Land Acknowledgement Statement



Flushing is on Lenni Lenape and Matinecock land.

The MinKwon Center would like to acknowledge and honor Indigenous peoples of the U.S., in particular the Munsee Lenape and Matinecock peoples, whose traditional and unceded territories Flushing, Queens is situated in. As the Lenape and Matinecock continue to live and work on this land today, we celebrate Indigenous peoples’ diverse and enduring culture, history, and achievements.

MinKwon recognizes that the United States is founded on colonialism and genocide against Indigenous peoples, with systems of discrimination and marginalization developed over time between European settlers and their descendants and non-European immigrants. Racism and discrimination against Indigenous communities are still structurally embedded throughout American society and still actively cause harm. We can work to never forget this violent and painful history, and recognize the rights of Indigenous peoples right now.
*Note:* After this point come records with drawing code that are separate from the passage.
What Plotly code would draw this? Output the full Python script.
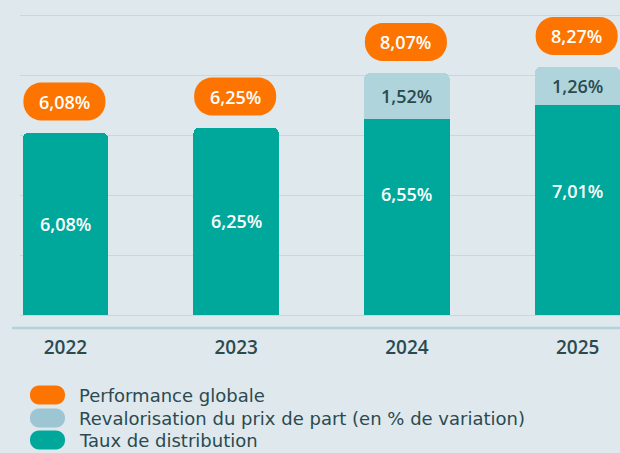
import plotly.graph_objects as go

# ---- data ----
years = ["2022", "2023", "2024", "2025"]
taux_distribution = [6.08, 6.25, 6.55, 7.01]
revalorisation = [0.0, 0.0, 1.52, 1.26]
performance_globale = [6.08, 6.25, 8.07, 8.27]
series_names = ["Performance globale",
                "Revalorisation du prix de part (en % de variation)",
                "Taux de distribution"]

# ---- style ----
BG = "#dee8ed"
TEAL = "#00a89c"
LIGHT = "#afd4db"
LEGEND_LIGHT = "#9dc6d2"
ORANGE = "#fd7400"
DARK = "#2b4a50"
GRID = "#c9d6dc"
AXIS = "#b3d2d9"
FONT = "Open Sans"
LEGEND_FONT = "DejaVu Sans"

W, H = 620, 453
ML, MR, MT, MB = 20, 0, 0, 125
PW, PH = W - ML - MR, H - MT - MB


def px_to_paper_x(px):
    return (px - ML) / PW


def px_to_paper_y(py):
    return (H - MB - py) / PH


def fmt(v):
    return f"{v:.2f}".replace(".", ",") + "%"


def rounded_rect(x0, y0, x1, y1, r):
    k = 0.5523 * r
    return (f"M{x0+r},{y0} L{x1-r},{y0} C{x1-r+k},{y0} {x1},{y0+r-k} {x1},{y0+r} "
            f"L{x1},{y1-r} C{x1},{y1-r+k} {x1-r+k},{y1} {x1-r},{y1} "
            f"L{x0+r},{y1} C{x0+r-k},{y1} {x0},{y1-r+k} {x0},{y1-r} "
            f"L{x0},{y0+r} C{x0},{y0+r-k} {x0+r-k},{y0} {x0+r},{y0} Z")


fig = go.Figure()
fig.add_trace(go.Bar(x=years, y=taux_distribution, name=series_names[2],
                     marker=dict(color=TEAL, line=dict(width=0)), width=0.5,
                     showlegend=False, hoverinfo="skip"))
fig.add_trace(go.Bar(x=years, y=revalorisation, name=series_names[1],
                     marker=dict(color=LIGHT, line=dict(width=0)), width=0.5,
                     showlegend=False, hoverinfo="skip"))

shapes = []
annotations = []
label_font = dict(family=FONT, size=18, weight=600)

for i, (d, r, tot) in enumerate(zip(taux_distribution, revalorisation, performance_globale)):
    # distribution label
    annotations.append(dict(x=i, y=tot / 2, text=fmt(d), showarrow=False,
                            font=dict(label_font, color="white"),
                            xref="x", yref="y", yanchor="middle"))
    # revalorisation label
    if r > 0:
        annotations.append(dict(x=i, y=d + r / 2, text=fmt(r), showarrow=False,
                                font=dict(label_font, color=DARK),
                                xref="x", yref="y", yanchor="middle"))
    # performance pill
    shapes.append(dict(type="path", xref="x", yref="y", xsizemode="pixel", ysizemode="pixel",
                       xanchor=i, yanchor=tot,
                       path=rounded_rect(-42, 12, 40, 50, 18),
                       fillcolor=ORANGE, line=dict(width=0), layer="above"))
    annotations.append(dict(x=i, y=tot, yshift=31, xshift=-1, text=fmt(tot), showarrow=False,
                            font=dict(label_font, color="white"),
                            xref="x", yref="y", yanchor="middle"))

# bottom axis line
shapes.append(dict(type="line", xref="paper", yref="paper",
                   x0=px_to_paper_x(12), x1=1, y0=0, y1=0,
                   line=dict(color=AXIS, width=2.5), layer="above"))

# custom legend
legend_colors = [ORANGE, LEGEND_LIGHT, TEAL]
legend_rows = [395, 418, 440]
for name, col, ry in zip(series_names, legend_colors, legend_rows):
    shapes.append(dict(type="path", xref="paper", yref="paper", xsizemode="pixel", ysizemode="pixel",
                       xanchor=px_to_paper_x(47.5), yanchor=px_to_paper_y(ry),
                       path=rounded_rect(-17.5, -9.5, 17.5, 9.5, 9),
                       fillcolor=col, line=dict(width=0)))
    annotations.append(dict(x=px_to_paper_x(77), y=px_to_paper_y(ry), xref="paper", yref="paper",
                            text=name, showarrow=False, xanchor="left", yanchor="middle",
                            font=dict(family=LEGEND_FONT, size=18, color=DARK)))

fig.update_layout(
    width=W, height=H,
    margin=dict(l=ML, r=MR, t=MT, b=MB),
    paper_bgcolor=BG, plot_bgcolor=BG,
    barmode="stack", barcornerradius=6,
    showlegend=False,
    shapes=shapes, annotations=annotations,
    xaxis=dict(type="category", range=[-0.266, 3.248], showgrid=False, showline=False,
               zeroline=False, ticks="", ticklabelstandoff=6,
               tickfont=dict(family=FONT, size=19, color=DARK, weight=600)),
    yaxis=dict(range=[-0.433, 10.5], dtick=2, tick0=0, showgrid=True, gridcolor=GRID,
               gridwidth=1, zeroline=True, zerolinecolor=GRID, zerolinewidth=1,
               showticklabels=False, showline=False, ticks=""),
)

fig.write_html("out.html", config={"displayModeBar": False},
               post_script="document.body.style.margin='0';document.body.style.background='%s';" % BG)
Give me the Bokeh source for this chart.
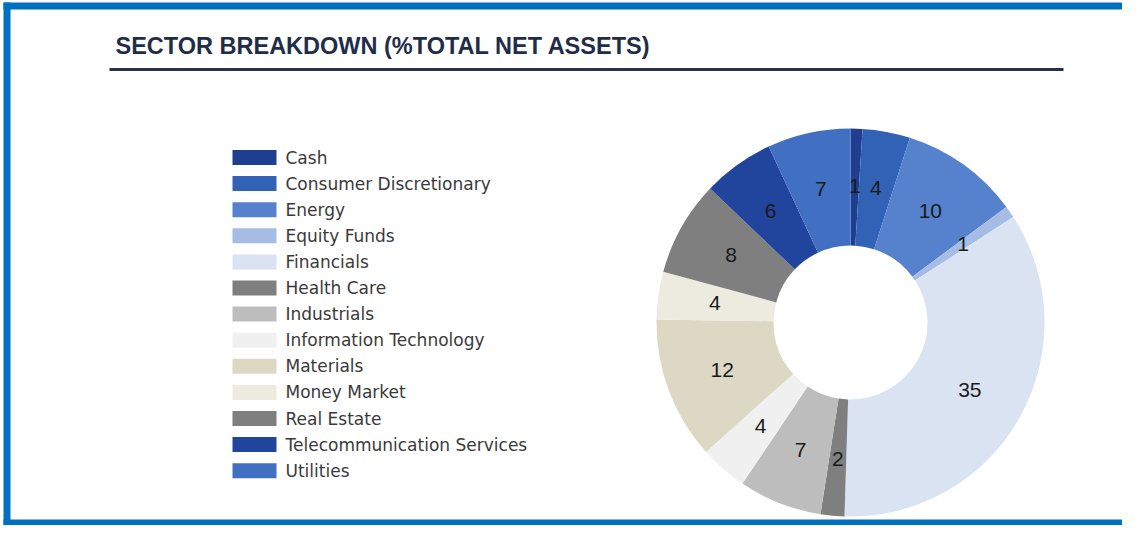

Indigenous Peoples' Day has historically been celebrated in the United States as Columbus Day, marking the arrival of Christopher Columbus in 1492 to Indigenous lands in what is now known as the "Americas". Many people have been taught an inaccurate, colonized history of Christopher Columbus, one that erases the violence of his actions and that of settler colonialism. Today, we have the opportunity to acknowledge the reality of American history, honor the contributions and identities of Indigenous peoples, and fight for Indigenous representation and sovereignty.